-- THE TASK --
Exclude the pictures and return every line exactly as written.

-- MATERIAL FOR THE TASK --
__________________________________________________
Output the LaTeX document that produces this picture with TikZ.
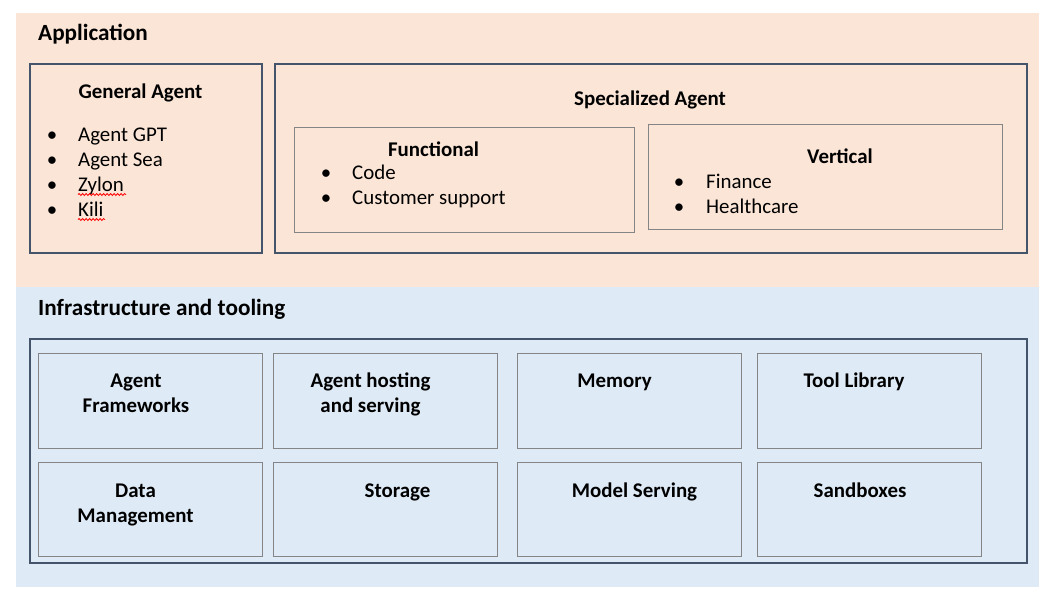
\documentclass[tikz,border=0pt]{standalone}
\usepackage{fontspec}
\setmainfont{Carlito}
\usetikzlibrary{decorations.pathmorphing}
\definecolor{appbg}{HTML}{FBE5D6}
\definecolor{infbg}{HTML}{DEEBF7}
\definecolor{darkframe}{HTML}{44546A}
\definecolor{lightframe}{HTML}{858585}
\tikzset{
  bigbox/.style={draw=darkframe, line width=2pt, anchor=north west, inner sep=0pt},
  smallbox/.style={draw=lightframe, line width=1pt, anchor=north west, inner sep=0pt},
  band/.style={anchor=north west, inner sep=0pt, draw=none},
  title/.style={font=\fontsize{23.2}{28}\selectfont\bfseries, anchor=base west, inner sep=0pt},
  head/.style={font=\fontsize{20.9}{25}\selectfont\bfseries, anchor=base, inner sep=0pt},
  item/.style={font=\fontsize{20.9}{25}\selectfont, anchor=base west, inner sep=0pt},
  dot/.style={font=\fontsize{20.9}{25}\selectfont, anchor=base, inner sep=0pt},
  squiggle/.style={draw=red, line width=0.8pt, decorate, decoration={snake, amplitude=1pt, segment length=3.5pt}}
}
\begin{document}
\begin{tikzpicture}[x=1pt,y=-1pt]
\useasboundingbox (0,0) rectangle (1043,595);
% bands
\node[band, fill=appbg, minimum width=1023pt, minimum height=274pt] (appband) at (16,13) {};
\node[band, fill=infbg, minimum width=1023pt, minimum height=300pt] (infband) at (16,287) {};
% application
\node[title] (apptitle) at (38,40) {Application};
\node[bigbox, minimum width=232pt, minimum height=189pt] (gen) at (29,63) {};
\node[head] (genhead) at (140.5,98) {General Agent};
\node[dot] (g1b) at (52,141) {•};
\node[item] (g1) at (78,141) {Agent GPT};
\node[dot] (g2b) at (52,166) {•};
\node[item] (g2) at (78,166) {Agent Sea};
\node[dot] (g3b) at (52,191) {•};
\node[item] (g3) at (78,191) {Zylon};
\node[dot] (g4b) at (52,216) {•};
\node[item] (g4) at (78,216) {Kili};
\draw[squiggle] (78,194.5) -- (126,194.5);
\draw[squiggle] (78,219.5) -- (105,219.5);
\node[bigbox, minimum width=752pt, minimum height=189pt] (spec) at (274,63) {};
\node[head] (spechead) at (650,105) {Specialized Agent};
\node[smallbox, minimum width=340pt, minimum height=105pt] (func) at (294,127) {};
\node[head] (funchead) at (433.5,156) {Functional};
\node[dot] (f1b) at (326,179) {•};
\node[item] (f1) at (352,179) {Code};
\node[dot] (f2b) at (326,204) {•};
\node[item] (f2) at (352,204) {Customer support};
\node[smallbox, minimum width=354pt, minimum height=105pt] (vert) at (647.5,124) {};
\node[head] (verthead) at (840,163) {Vertical};
\node[dot] (v1b) at (679,188) {•};
\node[item] (v1) at (706,188) {Finance};
\node[dot] (v2b) at (679,213) {•};
\node[item] (v2) at (706,213) {Healthcare};
% infrastructure
\node[title] (inftitle) at (38,315) {Infrastructure and tooling};
\node[bigbox, minimum width=997pt, minimum height=224pt] (inf) at (29,337.5) {};
\node[smallbox, minimum width=224pt, minimum height=95pt] (c11) at (37.5,352.5) {};
\node[smallbox, minimum width=224pt, minimum height=95pt] (c12) at (272.5,352.5) {};
\node[smallbox, minimum width=224pt, minimum height=95pt] (c13) at (516.5,352.5) {};
\node[smallbox, minimum width=224pt, minimum height=95pt] (c14) at (756.5,352.5) {};
\node[smallbox, minimum width=224pt, minimum height=94pt] (c21) at (37.5,461.5) {};
\node[smallbox, minimum width=224pt, minimum height=94pt] (c22) at (272.5,461.5) {};
\node[smallbox, minimum width=224pt, minimum height=94pt] (c23) at (516.5,461.5) {};
\node[smallbox, minimum width=224pt, minimum height=94pt] (c24) at (756.5,461.5) {};
\node[head] (l11a) at (136,387) {Agent};
\node[head] (l11b) at (136,412) {Frameworks};
\node[head] (l12a) at (370.5,387) {Agent hosting};
\node[head] (l12b) at (370.5,412) {and serving};
\node[head] (l13) at (614.5,387) {Memory};
\node[head] (l14) at (854,387) {Tool Library};
\node[head] (l21a) at (135.5,497) {Data};
\node[head] (l21b) at (135.5,522) {Management};
\node[head] (l22) at (397.5,497) {Storage};
\node[head] (l23) at (634.5,497) {Model Serving};
\node[head] (l24) at (860,497) {Sandboxes};
\end{tikzpicture}
\end{document}
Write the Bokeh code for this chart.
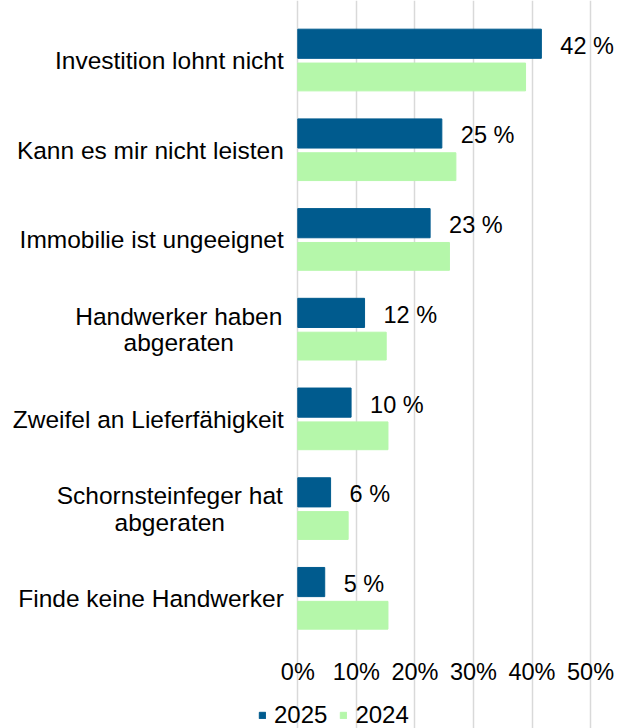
__________________________________________________
-- REPLY TO THE TASK --
Output the LaTeX document that produces this picture with TikZ.
\documentclass[tikz,border=0pt]{standalone}
\usepackage{fontspec}
\setmainfont{Carlito}
\usetikzlibrary{decorations.pathmorphing}
\definecolor{appbg}{HTML}{FBE5D6}
\definecolor{infbg}{HTML}{DEEBF7}
\definecolor{darkframe}{HTML}{44546A}
\definecolor{lightframe}{HTML}{858585}
\tikzset{
  bigbox/.style={draw=darkframe, line width=2pt, anchor=north west, inner sep=0pt},
  smallbox/.style={draw=lightframe, line width=1pt, anchor=north west, inner sep=0pt},
  band/.style={anchor=north west, inner sep=0pt, draw=none},
  title/.style={font=\fontsize{23.2}{28}\selectfont\bfseries, anchor=base west, inner sep=0pt},
  head/.style={font=\fontsize{20.9}{25}\selectfont\bfseries, anchor=base, inner sep=0pt},
  item/.style={font=\fontsize{20.9}{25}\selectfont, anchor=base west, inner sep=0pt},
  dot/.style={font=\fontsize{20.9}{25}\selectfont, anchor=base, inner sep=0pt},
  squiggle/.style={draw=red, line width=0.8pt, decorate, decoration={snake, amplitude=1pt, segment length=3.5pt}}
}
\begin{document}
\begin{tikzpicture}[x=1pt,y=-1pt]
\useasboundingbox (0,0) rectangle (1043,595);
% bands
\node[band, fill=appbg, minimum width=1023pt, minimum height=274pt] (appband) at (16,13) {};
\node[band, fill=infbg, minimum width=1023pt, minimum height=300pt] (infband) at (16,287) {};
% application
\node[title] (apptitle) at (38,40) {Application};
\node[bigbox, minimum width=232pt, minimum height=189pt] (gen) at (29,63) {};
\node[head] (genhead) at (140.5,98) {General Agent};
\node[dot] (g1b) at (52,141) {•};
\node[item] (g1) at (78,141) {Agent GPT};
\node[dot] (g2b) at (52,166) {•};
\node[item] (g2) at (78,166) {Agent Sea};
\node[dot] (g3b) at (52,191) {•};
\node[item] (g3) at (78,191) {Zylon};
\node[dot] (g4b) at (52,216) {•};
\node[item] (g4) at (78,216) {Kili};
\draw[squiggle] (78,194.5) -- (126,194.5);
\draw[squiggle] (78,219.5) -- (105,219.5);
\node[bigbox, minimum width=752pt, minimum height=189pt] (spec) at (274,63) {};
\node[head] (spechead) at (650,105) {Specialized Agent};
\node[smallbox, minimum width=340pt, minimum height=105pt] (func) at (294,127) {};
\node[head] (funchead) at (433.5,156) {Functional};
\node[dot] (f1b) at (326,179) {•};
\node[item] (f1) at (352,179) {Code};
\node[dot] (f2b) at (326,204) {•};
\node[item] (f2) at (352,204) {Customer support};
\node[smallbox, minimum width=354pt, minimum height=105pt] (vert) at (647.5,124) {};
\node[head] (verthead) at (840,163) {Vertical};
\node[dot] (v1b) at (679,188) {•};
\node[item] (v1) at (706,188) {Finance};
\node[dot] (v2b) at (679,213) {•};
\node[item] (v2) at (706,213) {Healthcare};
% infrastructure
\node[title] (inftitle) at (38,315) {Infrastructure and tooling};
\node[bigbox, minimum width=997pt, minimum height=224pt] (inf) at (29,337.5) {};
\node[smallbox, minimum width=224pt, minimum height=95pt] (c11) at (37.5,352.5) {};
\node[smallbox, minimum width=224pt, minimum height=95pt] (c12) at (272.5,352.5) {};
\node[smallbox, minimum width=224pt, minimum height=95pt] (c13) at (516.5,352.5) {};
\node[smallbox, minimum width=224pt, minimum height=95pt] (c14) at (756.5,352.5) {};
\node[smallbox, minimum width=224pt, minimum height=94pt] (c21) at (37.5,461.5) {};
\node[smallbox, minimum width=224pt, minimum height=94pt] (c22) at (272.5,461.5) {};
\node[smallbox, minimum width=224pt, minimum height=94pt] (c23) at (516.5,461.5) {};
\node[smallbox, minimum width=224pt, minimum height=94pt] (c24) at (756.5,461.5) {};
\node[head] (l11a) at (136,387) {Agent};
\node[head] (l11b) at (136,412) {Frameworks};
\node[head] (l12a) at (370.5,387) {Agent hosting};
\node[head] (l12b) at (370.5,412) {and serving};
\node[head] (l13) at (614.5,387) {Memory};
\node[head] (l14) at (854,387) {Tool Library};
\node[head] (l21a) at (135.5,497) {Data};
\node[head] (l21b) at (135.5,522) {Management};
\node[head] (l22) at (397.5,497) {Storage};
\node[head] (l23) at (634.5,497) {Model Serving};
\node[head] (l24) at (860,497) {Sandboxes};
\end{tikzpicture}
\end{document}
Write the Bokeh code for this chart.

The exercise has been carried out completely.